Você entra na livraria e vai procurar pelos livros de poesia? Eu vou. E, claro, são poucos, quase nenhum, os que encontro. Na mentalidade capitalista, há quem imagine que esses livros estão ocupando o espaço dos besta-sellers, dos livros que projetam lucro. O comum é encontrar aquelas publicações destinadas ao universo escolar, alguns títulos da lista de leituras para o vestibular.  Os outros, aqueles que o leitor interessado procura, talvez estejam em locais obscuros, embaixo de uma escada ou no fundo do estabelecimento. Com sorte talvez seja possível localizar um ou outro lançamento (desde que sejam de alguma editora conhecida), livros que foram recomendados pelos pseudocríticos das redes sociais e que receberam miríades de adjetivos sem substância, algo parecido com “manifestação de sensibilidade e delicadeza de quem sabe interpretar o mundo através de imagens inigualáveis”.

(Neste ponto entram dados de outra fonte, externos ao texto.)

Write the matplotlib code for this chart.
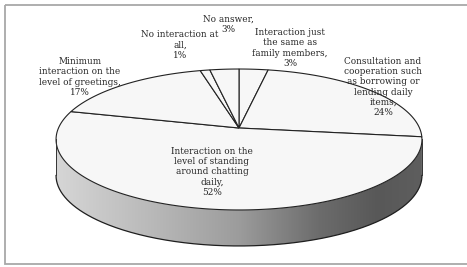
import numpy as np
import matplotlib
matplotlib.use("Agg")
import matplotlib.pyplot as plt
from matplotlib.patches import Polygon, Rectangle
from matplotlib.colors import LinearSegmentedColormap

# ---- data ----
labels = [
    "Interaction just\nthe same as\nfamily members,\n3%",
    "Consultation and\ncooperation such\nas borrowing or\nlending daily\nitems,\n24%",
    "Interaction on the\nlevel of standing\naround chatting\ndaily,\n52%",
    "Minimum\ninteraction on the\nlevel of greetings,\n17%",
    "No interaction at\nall,\n1%",
    "No answer,\n3%",
]
values = [3, 24, 52, 17, 1, 3]

# ---- geometry (pixel space) ----
W, H = 467, 267
cx, cy = 239, 128
A, B, P = 180.5, 68.6, 0.163
DEPTH = 36

def proj(theta_deg):
    t = np.radians(theta_deg)
    c, s = np.cos(t), np.sin(t)
    d = 1 + P * s
    return cx + A * c / d, cy - B * s / d

fig = plt.figure(figsize=(W / 100, H / 100), dpi=100)
ax = fig.add_axes([0, 0, 1, 1])
ax.set_xlim(0, W)
ax.set_ylim(H, 0)
ax.axis("off")

# ---- side wall ----
t0 = 180 + np.degrees(np.arcsin(P))
t1 = 360 - np.degrees(np.arcsin(P))
ths = np.linspace(t0, t1, 300)
tx, ty = proj(ths)
side_pts = np.concatenate([np.column_stack([tx, ty]),
                           np.column_stack([tx[::-1], ty[::-1] + DEPTH])])
side = Polygon(side_pts, closed=True, facecolor="none", edgecolor="none")
ax.add_patch(side)
stops = [(0.0, "#d6d6d6"), (0.25, "#bababa"), (0.5, "#9c9c9c"),
         (0.72, "#6c6c6c"), (0.88, "#585858"), (1.0, "#5e5e5e")]
cmap = LinearSegmentedColormap.from_list("side", stops)
grad = np.linspace(0, 1, 256)[None, :]
im = ax.imshow(grad, cmap=cmap, aspect="auto",
               extent=[tx.min(), tx.max(), ty.max() + DEPTH, ty.min()],
               zorder=1)
im.set_clip_path(side)
ax.plot(tx, ty + DEPTH, color="#1e1e1e", lw=0.9, zorder=3)
ax.plot([tx[0], tx[0]], [ty[0], ty[0] + DEPTH], color="#333333", lw=0.7, zorder=3)
ax.plot([tx[-1], tx[-1]], [ty[-1], ty[-1] + DEPTH], color="#333333", lw=0.7, zorder=3)

# ---- top wedges ----
total = float(sum(values))
start = 90.0
for v in values:
    sweep = 360.0 * v / total
    angs = np.linspace(start, start - sweep, max(8, int(sweep * 2)))
    px, py = proj(angs)
    pts = np.vstack([[cx, cy], np.column_stack([px, py])])
    ax.add_patch(Polygon(pts, closed=True, facecolor="#f7f7f7",
                         edgecolor="#222222", lw=0.8, zorder=2))
    start -= sweep

# ---- labels ----
label_pos = [(290, 48), (383, 87), (212, 172), (80, 77), (180, 45), (228, 24)]
for txt, (lx, ly) in zip(labels, label_pos):
    ax.text(lx, ly, txt, ha="center", va="center", fontsize=6.4,
            family="DejaVu Serif", color="#262626", linespacing=1.15,
            zorder=5)

# ---- frame ----
ax.add_patch(Rectangle((5, 5), W + 10, 259, facecolor="none",
                       edgecolor="#a8a8a8", lw=1.3, zorder=6))

fig.savefig("out.png", dpi=100)
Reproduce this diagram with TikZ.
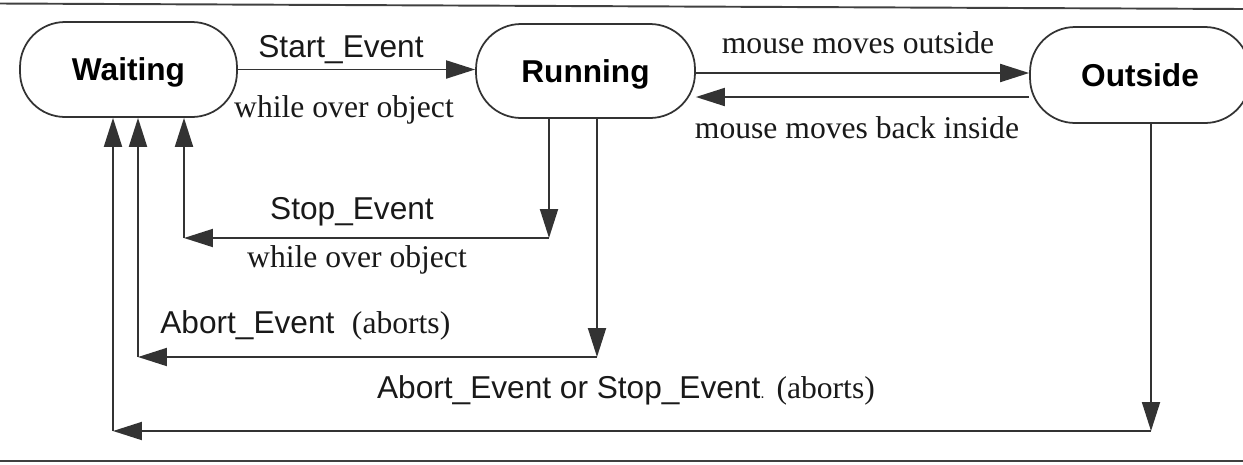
\documentclass[tikz,border=0pt]{standalone}
\usepackage{fontspec}
\setmainfont{Liberation Serif}
\setsansfont{Liberation Sans}
\usetikzlibrary{arrows.meta,calc}
\begin{document}
\begin{tikzpicture}[x=0.02cm,y=-0.02cm,
  state/.style={draw=black!80, line width=1pt, rounded corners=0.9cm,
    inner sep=0pt, text depth=0pt,
    font=\sffamily\bfseries\fontsize{18}{22}\selectfont},
  arr/.style={draw=black!80, line width=1.1pt,
    -{Triangle[length=0.58cm,width=0.36cm]}},
  sflab/.style={font=\sffamily\fontsize{18}{22}\selectfont, inner sep=0pt, anchor=base, text=black!90},
  rmlab/.style={font=\rmfamily\fontsize{18}{22}\selectfont, inner sep=0pt, anchor=base, text=black!90},
  rule/.style={draw=black!75, line width=1.1pt}
]
\useasboundingbox (0,0) rectangle (1243,464);

% rules
\draw[rule] (0,3.5) -- (1243,9);
\draw[rule] (0,461) -- (1243,461);

% states
\node[state, minimum width=4.34cm, minimum height=1.9cm] (W) at (128.5,69.5) {Waiting};
\node[state, minimum width=4.38cm, minimum height=1.88cm] (R) at (585.5,71) {Running};
\node[state, minimum width=4.4cm, minimum height=1.92cm] (O) at (1140,75) {Outside};

% helper coordinates
\coordinate (b1) at ($(O.west)+(0,22)$);
\coordinate (f1) at ($(R.east)+(0,2)$);
\coordinate (s1) at (549,238);
\coordinate (s2) at (184,238);
\coordinate (a1) at (597,357);
\coordinate (a2) at (138,357);
\coordinate (o1) at (1151,431);
\coordinate (o2) at (113,431);

% connectors
\draw[arr] (W.east) -- (W.east -| R.west);
\draw[arr] (f1) -- (f1 -| O.west);
\draw[arr] (b1) -- (b1 -| R.east);

\draw[arr] (R.south -| s1) -- (s1);
\draw[arr] (s1) -- (s2);
\draw[arr] (s2) -- (W.south -| s2);

\draw[arr] (R.south -| a1) -- (a1);
\draw[arr] (a1) -- (a2);
\draw[arr] (a2) -- (W.south -| a2);

\draw[arr] (O.south -| o1) -- (o1);
\draw[arr] (o1) -- (o2);
\draw[arr] (o2) -- (W.south -| o2);

% labels
\node[sflab] (l1) at (341,57) {Start\_Event};
\node[rmlab] (l2) at (344,117) {while over object};
\node[rmlab] (l3) at (858,53) {mouse moves outside};
\node[rmlab] (l4) at (857,138) {mouse moves back inside};
\node[sflab] (l5) at (352,219.5) {Stop\_Event};
\node[rmlab] (l6) at (357,267) {while over object};
\node[sflab, anchor=base west] (l7) at (160,333) {Abort\_Event\ \ {\rmfamily(aborts)}};
\node[sflab] (l8) at (626,398) {Abort\_Event or Stop\_Event{\fontsize{9}{9}\selectfont.} {\rmfamily(aborts)}};
\end{tikzpicture}
\end{document}
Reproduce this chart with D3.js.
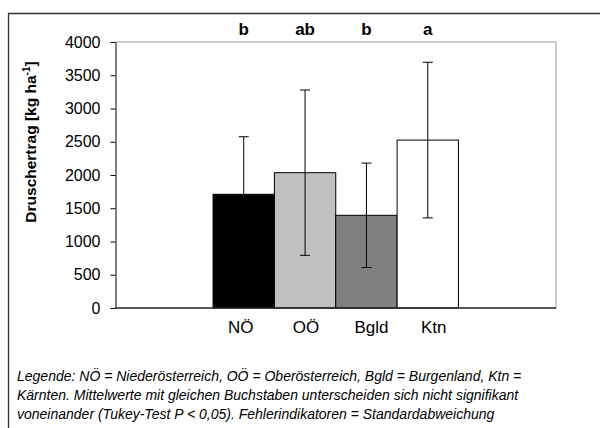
<!DOCTYPE html>
<html>
<head>
<meta charset="utf-8">
<script src="https://cdn.jsdelivr.net/npm/d3@7"></script>
<style>
  body { margin: 0; background: #fff; }
  svg text { font-family: "Liberation Sans", Arial, sans-serif; }
</style>
</head>
<body>
<div class="viz"></div>
<script>
const width = 600
const height = 428

// data
const regions = ['NÖ', 'OÖ', 'Bgld', 'Ktn']
const means = [1710, 2035, 1394, 2525]
const sds = [865, 1243, 785, 1170]
const letters = ['b', 'ab', 'b', 'a']
const yTicks = [0, 500, 1000, 1500, 2000, 2500, 3000, 3500, 4000]
const fills = ['#000000', '#c0c0c0', '#808080', '#ffffff']
const labelShift = [-3, 1, 5, 6]

const caption = [
  'Legende: NÖ = Niederösterreich, OÖ = Oberösterreich, Bgld = Burgenland, Ktn =',
  'Kärnten. Mittelwerte mit gleichen Buchstaben unterscheiden sich nicht signifikant',
  'voneinander (Tukey-Test P < 0,05). Fehlerindikatoren = Standardabweichung'
]

const plot = {left: 115.5, right: 556, top: 42, bottom: 308}

const svg = d3.select('.viz').append('svg')
  .attr('width', width)
  .attr('height', height)

// outer frame (cut off at right and bottom)
svg.append('path')
  .attr('d', `M8.5,${height + 2} V13.5 H${width + 2}`)
  .attr('fill', 'none')
  .attr('stroke', '#333')
  .attr('stroke-width', 1.3)

const x = d3.scaleBand()
  .domain(regions)
  .range([plot.left, plot.right])
  .paddingInner(0)
  .paddingOuter(1.59)

const y = d3.scaleLinear()
  .domain([0, 4000])
  .range([plot.bottom, plot.top])

// plot area border: top and right gray
svg.append('path')
  .attr('d', `M${plot.left},${plot.top} H${plot.right} V${plot.bottom}`)
  .attr('fill', 'none')
  .attr('stroke', '#999')
  .attr('stroke-width', 1)

// bars
svg.append('g')
  .selectAll('rect')
  .data(regions)
  .join('rect')
    .attr('x', d => x(d))
    .attr('y', (d, i) => y(means[i]))
    .attr('width', x.bandwidth())
    .attr('height', (d, i) => y(0) - y(means[i]))
    .attr('fill', (d, i) => fills[i])
    .attr('stroke', '#000')
    .attr('stroke-width', 1)

// error bars
const err = svg.append('g')
  .attr('stroke', '#000')
  .attr('stroke-width', 1)
  .selectAll('g')
  .data(regions)
  .join('g')
    .attr('transform', d => `translate(${x(d) + x.bandwidth() / 2},0)`)

err.append('line')
  .attr('y1', (d, i) => y(means[i] - sds[i]))
  .attr('y2', (d, i) => y(means[i] + sds[i]))
err.append('line')
  .attr('x1', -5).attr('x2', 5)
  .attr('y1', (d, i) => y(means[i] + sds[i]))
  .attr('y2', (d, i) => y(means[i] + sds[i]))
err.append('line')
  .attr('x1', -5).attr('x2', 5)
  .attr('y1', (d, i) => y(means[i] - sds[i]))
  .attr('y2', (d, i) => y(means[i] - sds[i]))

// y axis
const yAxis = svg.append('g')
  .attr('transform', `translate(${plot.left},0)`)
  .call(d3.axisLeft(y).tickValues(yTicks).tickFormat(d3.format('d'))
    .tickSize(5).tickPadding(10).tickSizeOuter(0))
yAxis.select('.domain').attr('stroke', '#000')
yAxis.selectAll('.tick text')
  .attr('font-size', 16)
  .attr('fill', '#000')

// x baseline
svg.append('line')
  .attr('x1', plot.left).attr('x2', plot.right)
  .attr('y1', y(0)).attr('y2', y(0))
  .attr('stroke', '#222')
  .attr('stroke-width', 1.3)

// category labels
svg.append('g')
  .selectAll('text')
  .data(regions)
  .join('text')
    .attr('x', (d, i) => x(d) + x.bandwidth() / 2 + labelShift[i])
    .attr('y', 333)
    .attr('text-anchor', 'middle')
    .attr('font-size', 17)
    .text(d => d)

// significance letters
svg.append('g')
  .selectAll('text')
  .data(regions)
  .join('text')
    .attr('x', (d, i) => x(d) + x.bandwidth() / 2)
    .attr('y', 35)
    .attr('text-anchor', 'middle')
    .attr('font-size', 17)
    .attr('font-weight', 'bold')
    .text((d, i) => letters[i])

// y axis title
const yt = svg.append('text')
  .attr('transform', 'translate(36,142) rotate(-90)')
  .attr('text-anchor', 'middle')
  .attr('font-size', 15.5)
  .attr('font-weight', 'bold')
yt.append('tspan').text('Druschertrag [kg ha')
yt.append('tspan').attr('font-size', 10).attr('dy', -6).text('-1')
yt.append('tspan').attr('dy', 6).text(']')

// caption
svg.append('g')
  .selectAll('text')
  .data(caption)
  .join('text')
    .attr('x', 17)
    .attr('y', (d, i) => 381 + i * 19)
    .attr('font-size', 14)
    .attr('font-style', 'italic')
    .text(d => d)
</script>
</body>
</html>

A poesia mimetiza a Medusa – ser mitológico com cabelo de serpente, corpo escamoso e que transformava em pedra aqueles que a olhassem diretamente. Uma probabilidade: o medo afasta o leitor de poesia. E se alguém for capaz de traduzir os seus desejos mais íntimos – aqueles que esconde inclusive de si mesmo – e os revelar ao mundo? Esse espelho não tem boa aceitação no mundo a-pós-o-moderno. Surge em represália a essa ameaça o ódio à poesia. Um afastamento seletivo, uma negação de tudo o que constitui o humano. Ben Lerner escreveu um ensaio erudito sobre o tema e concluiu dizendo: Tudo o que peço aos odiadores – dos quais eu, também, sou um – é que se esforcem para aperfeiçoar seu desprezo, pensando até em levá-lo a se relacionar a poemas, em que ele será aprofundado, não dispersado, e em que, criando um lugar para a possibilidade e as ausências presentes (como as melodias não ouvidas), ele pode chegar a se parecer com amor.   

Talvez seja isso: a poesia desencadeia tempestades, causa contradições, nos faz entrar nas livraria, procurar por livros de poesia e ser surpreendido por Cristina Peri Rossi:


É bom lembrar – ante tanto esquecimento –

que a poesia nos separa das coisas

pela capacidade que tem a palavra

de ser música e evocação,

além de significado,

o que permite amar a palavra infeliz

e não o estado de infortúnio.

Tudo isso não precisaria ser dito outra vez

se o leitor

– tão desmemoriado quanto qualquer poeta –

recordasse um poema de João Cabral de Melo Neto:

flor é a palavra

flor, verso inscrito

no verso,

que li há anos,

esqueci depois

e hoje voltei a encontrar,

como você, leitor,

leitora,

faz agora.  



Peter Worsley. Woman reading. Oil on canvas.